What is expected: Tally the lines holding the word "chart" and state the count by itself.

Data lines:
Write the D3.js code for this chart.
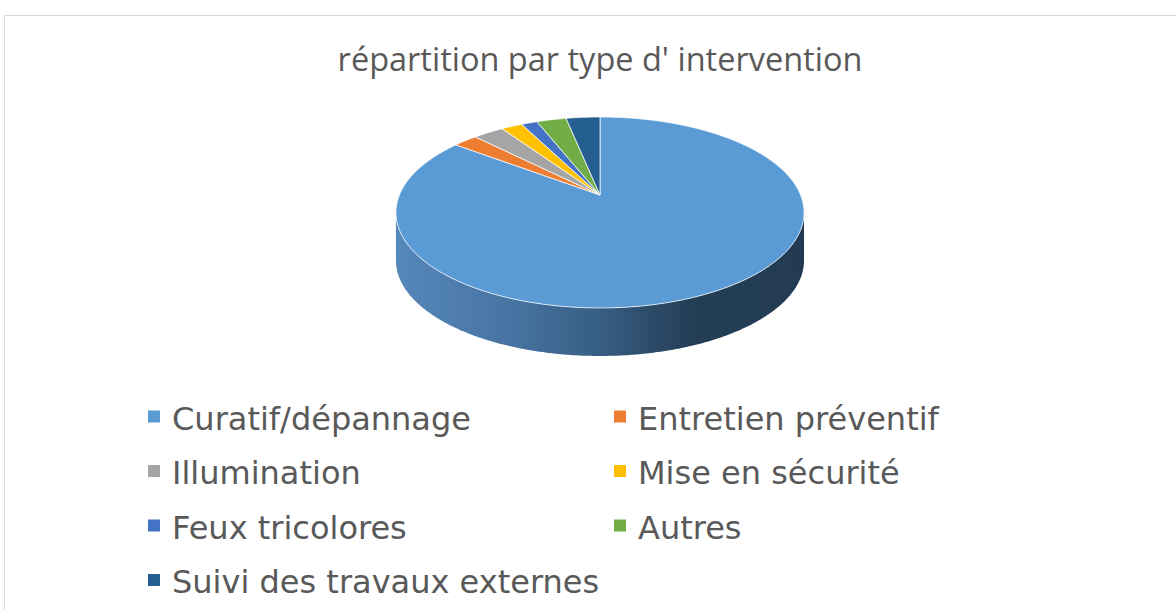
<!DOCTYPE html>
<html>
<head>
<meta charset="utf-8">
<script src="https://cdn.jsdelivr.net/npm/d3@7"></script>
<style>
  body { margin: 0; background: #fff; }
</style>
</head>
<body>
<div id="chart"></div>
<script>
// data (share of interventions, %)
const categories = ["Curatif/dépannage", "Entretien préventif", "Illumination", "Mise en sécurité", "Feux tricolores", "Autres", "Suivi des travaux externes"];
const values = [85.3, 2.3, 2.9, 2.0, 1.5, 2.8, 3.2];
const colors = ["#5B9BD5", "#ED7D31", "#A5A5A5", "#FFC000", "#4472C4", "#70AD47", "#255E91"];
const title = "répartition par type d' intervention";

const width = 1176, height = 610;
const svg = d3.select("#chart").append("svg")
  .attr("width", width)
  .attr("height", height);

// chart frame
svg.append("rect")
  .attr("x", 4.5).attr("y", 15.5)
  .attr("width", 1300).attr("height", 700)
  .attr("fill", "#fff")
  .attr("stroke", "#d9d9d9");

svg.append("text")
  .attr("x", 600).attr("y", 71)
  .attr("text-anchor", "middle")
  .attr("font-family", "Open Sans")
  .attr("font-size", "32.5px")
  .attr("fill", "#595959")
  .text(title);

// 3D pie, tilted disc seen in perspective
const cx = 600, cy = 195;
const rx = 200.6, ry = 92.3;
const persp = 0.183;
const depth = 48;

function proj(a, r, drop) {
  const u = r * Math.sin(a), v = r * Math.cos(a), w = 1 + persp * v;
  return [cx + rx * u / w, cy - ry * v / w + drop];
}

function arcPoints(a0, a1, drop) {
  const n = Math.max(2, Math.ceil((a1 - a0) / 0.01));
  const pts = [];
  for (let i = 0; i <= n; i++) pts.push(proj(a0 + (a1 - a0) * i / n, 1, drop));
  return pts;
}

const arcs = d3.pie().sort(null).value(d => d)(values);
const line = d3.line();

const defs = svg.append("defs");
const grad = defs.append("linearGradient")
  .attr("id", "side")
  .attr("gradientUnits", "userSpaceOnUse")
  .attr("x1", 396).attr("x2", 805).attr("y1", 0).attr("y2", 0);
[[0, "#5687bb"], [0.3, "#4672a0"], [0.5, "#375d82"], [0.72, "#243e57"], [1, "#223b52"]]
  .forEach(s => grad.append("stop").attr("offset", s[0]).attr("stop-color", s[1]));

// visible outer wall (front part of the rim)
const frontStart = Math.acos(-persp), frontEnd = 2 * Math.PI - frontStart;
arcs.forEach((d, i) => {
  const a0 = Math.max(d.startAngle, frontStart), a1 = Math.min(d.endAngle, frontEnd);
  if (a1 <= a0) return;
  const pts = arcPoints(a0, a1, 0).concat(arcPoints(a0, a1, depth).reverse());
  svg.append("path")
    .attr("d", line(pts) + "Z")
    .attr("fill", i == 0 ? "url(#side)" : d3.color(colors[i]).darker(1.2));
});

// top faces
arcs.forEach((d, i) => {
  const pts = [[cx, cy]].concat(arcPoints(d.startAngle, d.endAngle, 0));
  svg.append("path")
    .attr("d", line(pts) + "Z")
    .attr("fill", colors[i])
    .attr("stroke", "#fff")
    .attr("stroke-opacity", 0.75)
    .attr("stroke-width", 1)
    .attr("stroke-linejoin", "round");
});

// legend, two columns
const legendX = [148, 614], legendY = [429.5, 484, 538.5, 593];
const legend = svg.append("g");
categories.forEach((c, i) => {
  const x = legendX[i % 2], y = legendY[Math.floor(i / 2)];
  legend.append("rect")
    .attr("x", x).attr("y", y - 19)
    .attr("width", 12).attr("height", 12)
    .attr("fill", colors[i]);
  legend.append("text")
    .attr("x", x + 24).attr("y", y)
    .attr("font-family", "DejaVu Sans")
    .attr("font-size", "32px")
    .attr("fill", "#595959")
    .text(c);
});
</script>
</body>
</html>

The reply: 4